I discovered Gilmore Girls at a crucial point in my life when I could've lost this intrinsic part of my personality. Every time I spoke, I was conscious of a concerted effort to slow down. It never felt natural. It felt like one more item of insecurity had wormed its way to the top of an already extensive list. 

I figured there was little to no hope for my verbal rehabilitation until I saw two older women living with the same affliction. Except it wasn't an affliction, a plague, a Problem®. It was, well, them.  

The Gilmore girls lived these happy, successful, effervescent lives, not despite who they were — but because they didn’t compromise who they were.

In them, I saw a version of myself I was not yet confident enough to become but — "someday, someday, maybe" — knew I could be.

If I stopped listening to all the voices who wanted to stifle my own. If I quit apologizing for something I'd never really been able to control, and now, no longer wanted to. If I dared to like myself enough to let myself.

It was a tall order for an anxious adolescent but, like a classic burger and fries combo all washed down with an extra large cup of Luke's famous coffee, it was one I wanted to fill.  

For so long, I'd been made to feel self-conscious about the thing that made me feel most like myself. Gilmore Girls didn't just tell me, but actually showed me, what no one else did. If Lorelai and Rory could be successful, happy, loved — just the way they were —this chatterbox might stand a chance, too.

When I was interviewing for college and then post-graduate jobs, my parents always reminded me to "slow down," but also to "be myself." It didn't take me long to realize I couldn't truthfully do both. When I have to choose, as I do every day, I pick the latter. 

If that means a joke goes over someone's head, if that means a reference gets lost in translation, and even if that means "Here lies Lindsay. Her mouth only stopped moving when she did" is written on my tombstone ... I wouldn't have it any other way.  

There are a few voices I can’t get enough of, and it’s taken me seven seasons to say, with conviction, that mine’s one of them.

That might sound selfish or arrogant, and maybe it is, but it's gotta be this way. If I don't believe I have something worth saying and hearing, even at a mile a minute, who will? If I don't like, no, love listening to myself speak, even when I have just as much trouble keeping up as the next person, who will? 

And if I don't run my mouth, well then, how am I going to get my cardio? 

Call it a quirk, a peculiarity, or even a foible. It's mine, and as long as I don't get lost in the "wild jungle full of scary gibberish" sloshing around my cranium, I think I'll be OK. If you can't keep up, then you better get your thumb ready to hitch a ride with Roadrunner, because I'm not slowing down. Copper boom. 

Life’s short. It’s imperative for me not just to talk fast, but to be myself. I don't have time for anything else, none of us do.

My babbling capabilities, while seemingly infinite, will eventually reach their limit. Of course, I'm trying to cram every last bit of energy into each word, sentence, paragraph, diatribe I can muster while I've still got breath to give. Can you blame me? Can you blame us? 

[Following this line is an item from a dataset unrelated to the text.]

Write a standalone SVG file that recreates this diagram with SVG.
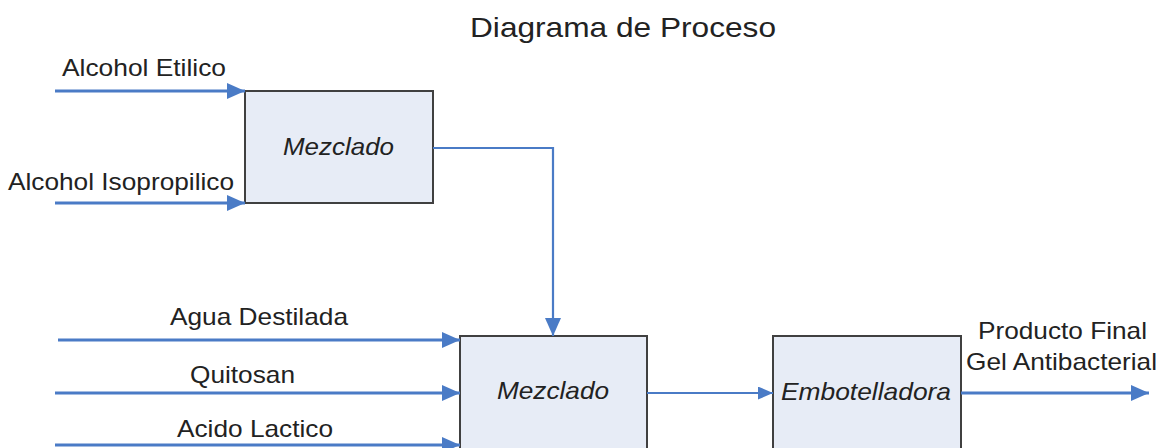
<svg xmlns="http://www.w3.org/2000/svg" width="1160" height="448" viewBox="0 0 1160 448">
<style>
.box{fill:#e7ecf6;stroke:#404040;stroke-width:2}
.lbl{font-family:"Liberation Sans",Arial,sans-serif;font-size:24px;fill:#222}
.it{font-style:italic}
.flow{fill:none;stroke:#4a7bc6;stroke-width:3}
.thin{fill:none;stroke:#4a7bc6;stroke-width:2.2}
</style>
<defs>
<marker id="ah" markerUnits="userSpaceOnUse" markerWidth="20" markerHeight="18" refX="18" refY="8" orient="auto">
<path d="M0,0 L18,8 L0,16 Z" fill="#4a7bc6"/>
</marker>
<marker id="ahs" markerUnits="userSpaceOnUse" markerWidth="18" markerHeight="14" refX="15" refY="6.5" orient="auto">
<path d="M0,0 L15,6.5 L0,13 Z" fill="#4a7bc6"/>
</marker>
</defs>
<rect width="1160" height="448" fill="#fff"/>
<text class="lbl" x="470" y="37" style="font-size:28px" textLength="306" lengthAdjust="spacingAndGlyphs">Diagrama de Proceso</text>
<g id="mix1">
<rect class="box" x="245" y="91" width="188" height="112"/>
<text class="lbl it" x="283" y="155" textLength="111" lengthAdjust="spacingAndGlyphs">Mezclado</text>
</g>
<g id="mix2">
<rect class="box" x="460" y="336" width="187" height="140"/>
<text class="lbl it" x="497" y="399" textLength="112" lengthAdjust="spacingAndGlyphs">Mezclado</text>
</g>
<g id="bottling">
<rect class="box" x="773" y="336" width="188" height="140"/>
<text class="lbl it" x="781" y="400" textLength="170" lengthAdjust="spacingAndGlyphs">Embotelladora</text>
</g>
<g id="labels">
<text class="lbl" x="62" y="76" textLength="164" lengthAdjust="spacingAndGlyphs">Alcohol Etilico</text>
<text class="lbl" x="8" y="190" textLength="226" lengthAdjust="spacingAndGlyphs">Alcohol Isopropilico</text>
<text class="lbl" x="170" y="325" textLength="178" lengthAdjust="spacingAndGlyphs">Agua Destilada</text>
<text class="lbl" x="190" y="383" textLength="105" lengthAdjust="spacingAndGlyphs">Quitosan</text>
<text class="lbl" x="177" y="437" textLength="156" lengthAdjust="spacingAndGlyphs">Acido Lactico</text>
<text class="lbl" x="978" y="339" textLength="169" lengthAdjust="spacingAndGlyphs">Producto Final</text>
<text class="lbl" x="966" y="370" textLength="191" lengthAdjust="spacingAndGlyphs">Gel Antibacterial</text>
</g>
<g id="connectors">
<path class="flow" d="M55,91 H245" marker-end="url(#ah)"/>
<path class="flow" d="M55,203 H245" marker-end="url(#ah)"/>
<path class="flow" d="M58,340 H460" marker-end="url(#ah)"/>
<path class="flow" d="M55,393 H460" marker-end="url(#ah)"/>
<path class="flow" d="M55,445 H460" marker-end="url(#ah)"/>
<path class="thin" d="M433,148 H553 V336" marker-end="url(#ah)"/>
<path class="thin" d="M647,393 H773" marker-end="url(#ahs)"/>
<path class="flow" d="M961,393 H1149" marker-end="url(#ah)"/>
</g>
</svg>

I mean, you can, but I won't stick around long enough to hear it. I've got things to do, places to be, and one highly anticipated Netflix revival to binge-watch. 

Oh, about that: I'm thrilled. And terrified. And talkative, natch

I've gone into rhetorical hyperdrive every single time I hear "gil," which, let me tell you, doesn't bode well when you're trying to make polite party conversation with a group of marine biologists. 

Fans have expectations the world over for Gilmore Girls: A Year in the Lifebut I only have one. Technically (and quickly) speaking, it's more of a pipe dream than an expectation. I don't care where, what, or with whom Lorelai and Rory end up, all I ask is that they talked as fast as they could to get there. Because if they did, the Gilmore girls are where they're meant to be.